Diante disso, conclui-se, em análise preliminar, que a argumentação da
Recorrente envolve potenciais prejuízos e a interpretação da legislação de defesa da
concorrência, configurando, assim, interesse recursal. Saliento que o Recorrente suscitou
questionamentos no Tribunal do Cade, reforçando a necessidade percebida pelo colegiado
de que uma decisão de conhecimento seria necessária para a atenção devida às
especificidades do caso e a formação de uma convicção colegiada.
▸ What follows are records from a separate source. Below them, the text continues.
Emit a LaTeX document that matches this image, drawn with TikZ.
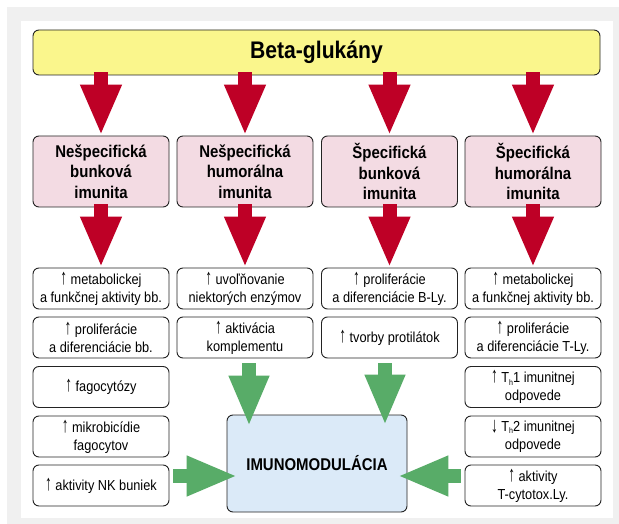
\documentclass[tikz,border=0pt]{standalone}
\usepackage{fontspec}
\usepackage{graphicx}
\setmainfont{Liberation Sans}[FakeStretch=0.88]
\usetikzlibrary{arrows.meta,calc}
\definecolor{bgGray}{RGB}{240,240,240}
\definecolor{yel}{RGB}{250,246,140}
\definecolor{pnk}{RGB}{243,219,227}
\definecolor{blu}{RGB}{219,234,248}
\definecolor{redA}{RGB}{190,0,38}
\definecolor{grnA}{RGB}{88,172,104}
\definecolor{edge}{RGB}{35,35,35}
\newcommand{\Th}{T\raisebox{-2.5pt}{\fontsize{8}{8}\selectfont h}}
\newcommand{\upA}{\scalebox{1.05}[1.5]{↑}}
\newcommand{\dnA}{\raisebox{-1.4pt}{\scalebox{1.05}[1.5]{↓}}}
\begin{document}
\begin{tikzpicture}[x=1pt,y=-1pt,
  box/.style={draw=edge, line width=0.9pt, rounded corners=6pt, align=center, inner sep=0pt},
  headbox/.style={box, fill=pnk, minimum width=136pt, minimum height=71pt, font=\bfseries\fontsize{17}{20.5}\selectfont},
  itembox/.style={box, fill=white, minimum width=136pt, minimum height=41pt, font=\fontsize{14.5}{18}\selectfont},
  redarrow/.style={draw=redA, line width=14pt, -{Triangle[width=38pt,length=51pt]}, redA},
  grnarrow/.style={draw=grnA, line width=14pt, -{Triangle[width=37pt,length=51pt]}, grnA}]
\useasboundingbox (0,0) rectangle (619,524);
\fill[white] (0,0) rectangle (619,524);
\fill[bgGray] (7,7) rectangle (619,524);
\fill[white] (21,21) rectangle (613,518);

\node[box, fill=yel, minimum width=567pt, minimum height=45pt, font=\bfseries\fontsize{24}{28}\selectfont] (beta) at (316.5,52.5) {Beta-glukány};

\node[headbox] (h1) at (101,171.5) {Nešpecifická\\bunková\\imunita};
\node[headbox] (h2) at (245,171.5) {Nešpecifická\\humorálna\\imunita};
\node[headbox] (h3) at (389.5,171.5) {Špecifická\\bunková\\imunita};
\node[headbox] (h4) at (533,171.5) {Špecifická\\humorálna\\imunita};

\node[itembox] (r11) at (101,288.5) {\upA{} metabolickej\\a funkčnej aktivity bb.};
\node[itembox] (r12) at (101,337.5) {\upA{} proliferácie\\a diferenciácie bb.};
\node[itembox] (r13) at (101,387) {\upA{} fagocytózy};
\node[itembox] (r14) at (101,436.5) {\upA{} mikrobicídie\\fagocytov};
\node[itembox] (r15) at (101,485.5) {\upA{} aktivity NK buniek};

\node[itembox] (r21) at (245,288.5) {\upA{} uvoľňovanie\\niektorých enzýmov};
\node[itembox] (r22) at (245,337.5) {\upA{} aktivácia\\komplementu};

\node[itembox] (r31) at (389.5,288.5) {\upA{} proliferácie\\a diferenciácie B-Ly.};
\node[itembox] (r32) at (389.5,337.5) {\upA{} tvorby protilátok};

\node[itembox] (r41) at (533,288.5) {\upA{} metabolickej\\a funkčnej aktivity bb.};
\node[itembox] (r42) at (533,337.5) {\upA{} proliferácie\\a diferenciácie T-Ly.};
\node[itembox] (r43) at (533,387) {\upA{} \Th1 imunitnej\\odpovede};
\node[itembox] (r44) at (533,436.5) {\dnA{} \Th2 imunitnej\\odpovede};
\node[itembox] (r45) at (533,485.5) {\upA{} aktivity\\T-cytotox.Ly.};

\node[box, fill=blu, minimum width=180pt, minimum height=97pt, font=\bfseries\fontsize{17}{20}\selectfont] (imu) at (317,463.5) {IMUNOMODULÁCIA};

% red arrows
\foreach \h in {h1,h2,h3,h4}{
  \draw[redarrow] ($(beta.south -| \h.north)+(0,-3)$) -- (\h.north);
}
\draw[redarrow] ($(h1.south)+(0,-3)$) -- (r11.north);
\draw[redarrow] ($(h2.south)+(0,-3)$) -- (r21.north);
\draw[redarrow] ($(h3.south)+(0,-3)$) -- (r31.north);
\draw[redarrow] ($(h4.south)+(0,-3)$) -- (r41.north);

% green arrows
\draw[grnarrow] ($(r22.south)+(4,5)$) -- ($(imu.north -| r22.south)+(4,12)$);
\draw[grnarrow] ($(r32.south)+(-4.5,5)$) -- ($(imu.north -| r32.south)+(-4.5,11)$);
\draw[grnarrow] ($(r15.east)+(4,-9.5)$) -- ($(imu.west)+(11,12.5)$);
\draw[grnarrow] ($(r45.west)+(-4,-9.5)$) -- ($(imu.east)+(-10,12.5)$);
\end{tikzpicture}
\end{document}
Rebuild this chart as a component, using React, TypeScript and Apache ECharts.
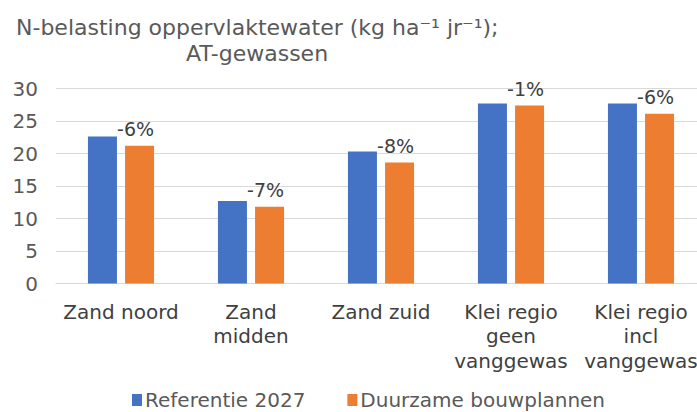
import React, { useEffect, useRef } from "react";
import * as echarts from "echarts";

const categories = [
  "Zand noord",
  "Zand\nmidden",
  "Zand zuid",
  "Klei regio\ngeen\nvanggewas",
  "Klei regio\nincl\nvanggewas",
];
const referentie = [22.6, 12.7, 20.3, 27.7, 27.7];
const duurzaam = [21.2, 11.8, 18.6, 27.4, 26.1];
const pctLabels = ["-6%", "-7%", "-8%", "-1%", "-6%"];
const yTicks = [0, 5, 10, 15, 20, 25, 30];

const FONT = "'DejaVu Sans', Verdana, sans-serif";

export default function App() {
  const ref = useRef<HTMLDivElement>(null);
  useEffect(() => {
    if (!ref.current) return;
    const chart = echarts.init(ref.current, undefined, { renderer: "svg" });
    chart.setOption({
      animation: false,
      textStyle: { fontFamily: FONT },
      title: [
        {
          text: "N-belasting oppervlaktewater (kg ha\u207B\u00B9 jr\u207B\u00B9);",
          left: 11,
          top: 11,
          textStyle: { fontFamily: FONT, fontSize: 22, fontWeight: "normal", color: "#595959" },
        },
        {
          text: "AT-gewassen",
          left: 181,
          top: 37,
          textStyle: { fontFamily: FONT, fontSize: 22, fontWeight: "normal", color: "#595959" },
        },
      ],
      legend: {
        left: 132,
        top: 390,
        padding: 0,
        itemWidth: 10,
        itemHeight: 12,
        itemGap: 42,
        icon: "rect",
        textStyle: {
          fontFamily: FONT,
          fontSize: 20,
          lineHeight: 16,
          color: "#595959",
          padding: [0, 0, 0, -2],
        },
        data: ["Referentie 2027", "Duurzame bouwplannen"],
      },
      grid: { left: 56, right: 0, top: 88.5, bottom: 128.5, containLabel: false },
      xAxis: {
        type: "category",
        data: categories,
        axisLine: { lineStyle: { color: "#d9d9d9", width: 1 } },
        axisTick: { show: false },
        axisLabel: {
          interval: 0,
          margin: 16,
          fontFamily: FONT,
          fontSize: 20,
          lineHeight: 24.5,
          color: "#404040",
        },
      },
      yAxis: {
        type: "value",
        min: yTicks[0],
        max: yTicks[yTicks.length - 1],
        interval: 5,
        axisLine: { show: false },
        axisTick: { show: false },
        splitLine: { lineStyle: { color: "#d9d9d9", width: 1 } },
        axisLabel: { margin: 18, fontFamily: FONT, fontSize: 20, color: "#595959" },
      },
      series: [
        {
          name: "Referentie 2027",
          type: "bar",
          data: referentie,
          barWidth: 29,
          barGap: "28%",
          itemStyle: { color: "#4472C4" },
        },
        {
          name: "Duurzame bouwplannen",
          type: "bar",
          data: duurzaam,
          barWidth: 29,
          barGap: "28%",
          itemStyle: { color: "#ED7D31" },
          label: {
            show: true,
            position: "top",
            distance: 7,
            offset: [-4, 0],
            fontFamily: FONT,
            fontSize: 19,
            color: "#404040",
            formatter: (p: any) => pctLabels[p.dataIndex],
          },
        },
      ],
    });
    return () => chart.dispose();
  }, []);
  return (
    <div
      style={{ position: "fixed", left: 0, top: 0, width: 697, height: 412, overflow: "hidden", background: "#fff" }}
    >
      <div ref={ref} style={{ width: 706, height: 412 }} />
    </div>
  );
}
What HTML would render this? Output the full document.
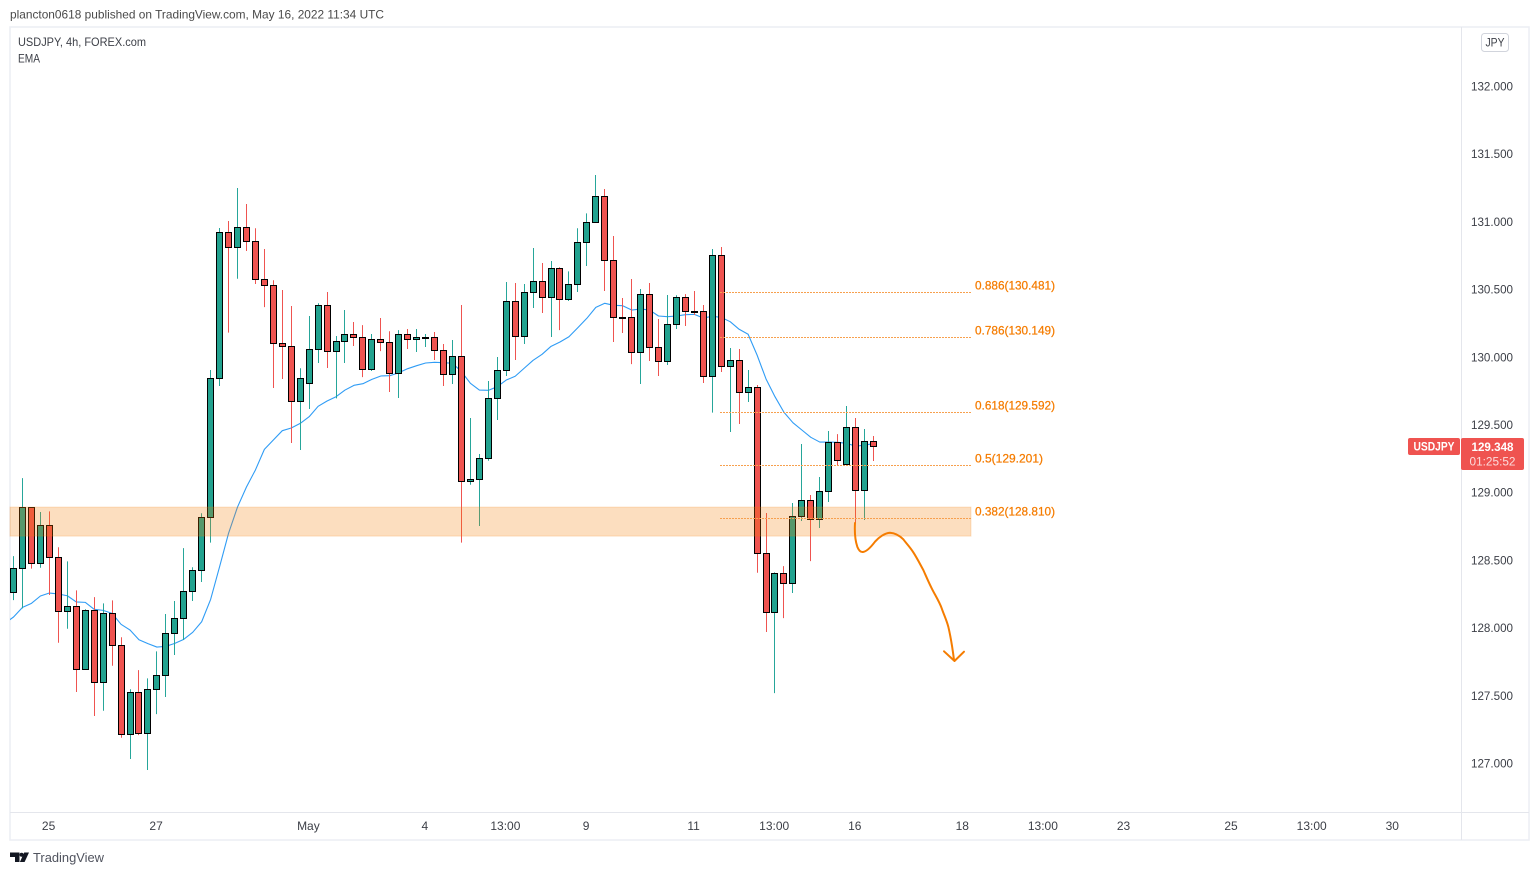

Desse modo, decido pelo conhecimento do Recurso apresentado para que seja
esclarecido e aprofundado pela Requerente, ao menos, os seguintes pontos:
i. efetiva existência de um ato de concentração, provido de materialidade,
tendo em vista a submissão de documento unilateral e não vinculante;
ii. regularidade na notificação do ato de concentração, em razão da alegação
da Recorrente de ausência de litisconsorte administrativo necessário;
iii. adequação do "Consórcio Papa-Terra" como requerente do ato de
concentração junto à 3R Offshore; e
iv. ausência de procedência das alegações relacionadas ao art. 91 da Lei nº
12.529/2011.
Finalmente, com o espírito de preservar a transparência dos procedimentos
desta autarquia, segurança jurídica aos administrados e previsibilidade das orientações
deste Tribunal em matéria de notificação de atos de concentração, saliento que a presente
decisão de conhecimento advém das particularidades do caso concreto e da existência de
um recurso que efetivamente demonstra possíveis prejuízos e questões de interpretação
da legislação de defesa da concorrência. Esta decisão, contudo, não deve, em hipótese
alguma, ser entendida como uma legitimação de estratégias destinadas a instrumentalizar
esta autarquia para onerar a realização de operações ou retardar sua aprovação por partes
insatisfeitas em decorrência de questões privadas. Ressalto, mais uma vez, que a ausência
da participação de uma das partes envolvidas na relação contratual durante a submissão
do Formulário de Notificação não constitui, necessariamente, uma irregularidade. Existem
inúmeros precedentes analisados pelo Cade nos quais apenas os compradores e a empresa
alvo figuram como requerentes, bem como atos de concentração aprovados que foram
submetidos unilateralmente a esta autarquia.
III. CONCLUSÃO
Por todo o exposto, com fundamento no art. 65, §1º, inciso II, da Lei
12.529/2011, e no art. 130, inciso II, do Regimento Interno do Cade, conheço do recurso,
intimando, inicialmente, a Requerente para se manifestar sobre, ao menos, os pontos
elencados neste despacho, no prazo de 10 (dez) dias contados a partir desta decisão, sem
prejuízo de outras diligências que se façam necessárias para completude do escrutínio
antitruste deste Ato de Concentração.
É o despacho que apresento para homologação.